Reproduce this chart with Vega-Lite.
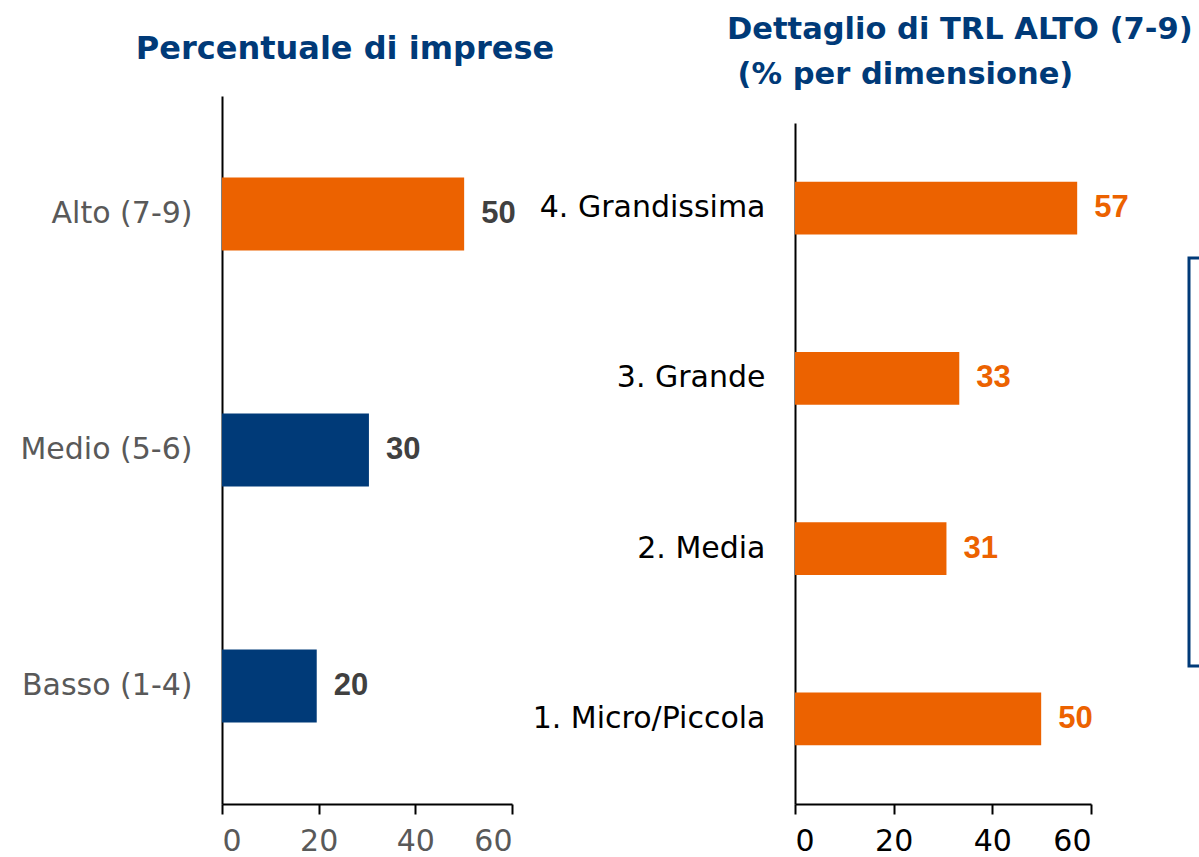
{
  "$schema": "https://vega.github.io/schema/vega-lite/v6.json",
  "padding": {"left": 19, "top": 14, "right": 0, "bottom": 0},
  "background": "white",
  "config": {
    "view": {"stroke": null},
    "font": "DejaVu Sans",
    "title": {"font": "DejaVu Sans", "fontWeight": "bold", "fontSize": 32, "color": "#003A78"}
  },
  "bounds": "flush",
  "spacing": 967,
  "hconcat": [
    {
      "bounds": "flush",
      "spacing": 283,
      "hconcat": [
        {
          "width": 290,
          "height": 708,
          "title": {"text": "Percentuale di imprese", "anchor": "middle", "frame": "group", "dx": -22, "offset": 30},
          "data": {"values": [
            {"trl": "Alto (7-9)", "pct": 50.1, "gruppo": "alto"},
            {"trl": "Medio (5-6)", "pct": 30.4, "gruppo": "altro"},
            {"trl": "Basso (1-4)", "pct": 19.6, "gruppo": "altro"}
          ]},
          "encoding": {
            "y": {"field": "trl", "type": "nominal", "sort": ["Alto (7-9)", "Medio (5-6)", "Basso (1-4)"],
              "scale": {"paddingInner": 0.69, "paddingOuter": 0.345},
              "axis": {"title": null, "ticks": false, "labelPadding": 30, "labelLimit": 400, "labelFontSize": 30, "labelColor": "#595959", "domainColor": "#000000", "domainWidth": 2}},
            "x": {"field": "pct", "type": "quantitative", "scale": {"domain": [0, 60]},
              "axis": {"values": [0, 20, 40, 60], "grid": false, "title": null, "tickSize": 10, "tickColor": "#000000", "tickWidth": 2, "domainColor": "#000000", "domainWidth": 2, "labelFontSize": 30, "labelColor": "#595959", "labelPadding": 12}}
          },
          "layer": [
            {"mark": {"type": "bar"},
             "encoding": {"color": {"field": "gruppo", "type": "nominal", "scale": {"domain": ["alto", "altro"], "range": ["#EC6200", "#003A78"]}, "legend": null}}},
            {"mark": {"type": "text", "align": "left", "baseline": "middle", "dx": 17, "font": "Liberation Sans", "fontWeight": "bold", "fontSize": 31, "color": "#404040"},
             "encoding": {"text": {"field": "pct", "type": "quantitative", "format": ".0f"}}}
          ]
        },
        {
          "width": 296,
          "height": 708,
          "title": {"text": ["Dettaglio di TRL ALTO (7-9)", "\u200b\u00a0(% per dimensione)"], "fontSize": 30.5, "anchor": "start", "frame": "group", "align": "left", "dx": -68, "lineHeight": 45, "offset": 6},
          "data": {"values": [
            {"dim": "4. Grandissima", "pct": 57.2},
            {"dim": "3. Grande", "pct": 33.3},
            {"dim": "2. Media", "pct": 30.7},
            {"dim": "1. Micro/Piccola", "pct": 49.9}
          ]},
          "encoding": {
            "y": {"field": "dim", "type": "nominal", "sort": ["4. Grandissima", "3. Grande", "2. Media", "1. Micro/Piccola"],
              "scale": {"range": [27, 708], "paddingInner": 0.69, "paddingOuter": 0.345},
              "axis": {"title": null, "ticks": false, "labelPadding": 30, "labelLimit": 400, "labelFontSize": 30, "labelColor": "#000000", "domainColor": "#000000", "domainWidth": 2}},
            "x": {"field": "pct", "type": "quantitative", "scale": {"domain": [0, 60]},
              "axis": {"values": [0, 20, 40, 60], "grid": false, "title": null, "tickSize": 10, "tickColor": "#000000", "tickWidth": 2, "domainColor": "#000000", "domainWidth": 2, "labelFontSize": 30, "labelColor": "#000000", "labelPadding": 12}}
          },
          "layer": [
            {"mark": {"type": "bar", "color": "#EC6200"}},
            {"mark": {"type": "text", "align": "left", "baseline": "middle", "dx": 17, "font": "Liberation Sans", "fontWeight": "bold", "fontSize": 31, "color": "#EC6200"},
             "encoding": {"text": {"field": "pct", "type": "quantitative", "format": ".0f"}}}
          ]
        }
      ]
    },
    {
      "bounds": "flush",
      "spacing": 0,
      "vconcat": [
        {"width": 14, "height": 162, "data": {"values": [{}]}, "mark": {"type": "text"}, "encoding": {}},
        {"width": 14, "height": 408, "data": {"values": [{}]}, "mark": {"type": "text"}, "encoding": {},
         "view": {"stroke": "#003A78", "strokeWidth": 3}}
      ]
    }
  ]
}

........

Omitting all images, print the listing exactly.

Reproduce this chart with Vega-Lite.
{
  "$schema": "https://vega.github.io/schema/vega-lite/v6.json",
  "padding": {"left": 19, "top": 14, "right": 0, "bottom": 0},
  "background": "white",
  "config": {
    "view": {"stroke": null},
    "font": "DejaVu Sans",
    "title": {"font": "DejaVu Sans", "fontWeight": "bold", "fontSize": 32, "color": "#003A78"}
  },
  "bounds": "flush",
  "spacing": 967,
  "hconcat": [
    {
      "bounds": "flush",
      "spacing": 283,
      "hconcat": [
        {
          "width": 290,
          "height": 708,
          "title": {"text": "Percentuale di imprese", "anchor": "middle", "frame": "group", "dx": -22, "offset": 30},
          "data": {"values": [
            {"trl": "Alto (7-9)", "pct": 50.1, "gruppo": "alto"},
            {"trl": "Medio (5-6)", "pct": 30.4, "gruppo": "altro"},
            {"trl": "Basso (1-4)", "pct": 19.6, "gruppo": "altro"}
          ]},
          "encoding": {
            "y": {"field": "trl", "type": "nominal", "sort": ["Alto (7-9)", "Medio (5-6)", "Basso (1-4)"],
              "scale": {"paddingInner": 0.69, "paddingOuter": 0.345},
              "axis": {"title": null, "ticks": false, "labelPadding": 30, "labelLimit": 400, "labelFontSize": 30, "labelColor": "#595959", "domainColor": "#000000", "domainWidth": 2}},
            "x": {"field": "pct", "type": "quantitative", "scale": {"domain": [0, 60]},
              "axis": {"values": [0, 20, 40, 60], "grid": false, "title": null, "tickSize": 10, "tickColor": "#000000", "tickWidth": 2, "domainColor": "#000000", "domainWidth": 2, "labelFontSize": 30, "labelColor": "#595959", "labelPadding": 12}}
          },
          "layer": [
            {"mark": {"type": "bar"},
             "encoding": {"color": {"field": "gruppo", "type": "nominal", "scale": {"domain": ["alto", "altro"], "range": ["#EC6200", "#003A78"]}, "legend": null}}},
            {"mark": {"type": "text", "align": "left", "baseline": "middle", "dx": 17, "font": "Liberation Sans", "fontWeight": "bold", "fontSize": 31, "color": "#404040"},
             "encoding": {"text": {"field": "pct", "type": "quantitative", "format": ".0f"}}}
          ]
        },
        {
          "width": 296,
          "height": 708,
          "title": {"text": ["Dettaglio di TRL ALTO (7-9)", "\u200b\u00a0(% per dimensione)"], "fontSize": 30.5, "anchor": "start", "frame": "group", "align": "left", "dx": -68, "lineHeight": 45, "offset": 6},
          "data": {"values": [
            {"dim": "4. Grandissima", "pct": 57.2},
            {"dim": "3. Grande", "pct": 33.3},
            {"dim": "2. Media", "pct": 30.7},
            {"dim": "1. Micro/Piccola", "pct": 49.9}
          ]},
          "encoding": {
            "y": {"field": "dim", "type": "nominal", "sort": ["4. Grandissima", "3. Grande", "2. Media", "1. Micro/Piccola"],
              "scale": {"range": [27, 708], "paddingInner": 0.69, "paddingOuter": 0.345},
              "axis": {"title": null, "ticks": false, "labelPadding": 30, "labelLimit": 400, "labelFontSize": 30, "labelColor": "#000000", "domainColor": "#000000", "domainWidth": 2}},
            "x": {"field": "pct", "type": "quantitative", "scale": {"domain": [0, 60]},
              "axis": {"values": [0, 20, 40, 60], "grid": false, "title": null, "tickSize": 10, "tickColor": "#000000", "tickWidth": 2, "domainColor": "#000000", "domainWidth": 2, "labelFontSize": 30, "labelColor": "#000000", "labelPadding": 12}}
          },
          "layer": [
            {"mark": {"type": "bar", "color": "#EC6200"}},
            {"mark": {"type": "text", "align": "left", "baseline": "middle", "dx": 17, "font": "Liberation Sans", "fontWeight": "bold", "fontSize": 31, "color": "#EC6200"},
             "encoding": {"text": {"field": "pct", "type": "quantitative", "format": ".0f"}}}
          ]
        }
      ]
    },
    {
      "bounds": "flush",
      "spacing": 0,
      "vconcat": [
        {"width": 14, "height": 162, "data": {"values": [{}]}, "mark": {"type": "text"}, "encoding": {}},
        {"width": 14, "height": 408, "data": {"values": [{}]}, "mark": {"type": "text"}, "encoding": {},
         "view": {"stroke": "#003A78", "strokeWidth": 3}}
      ]
    }
  ]
}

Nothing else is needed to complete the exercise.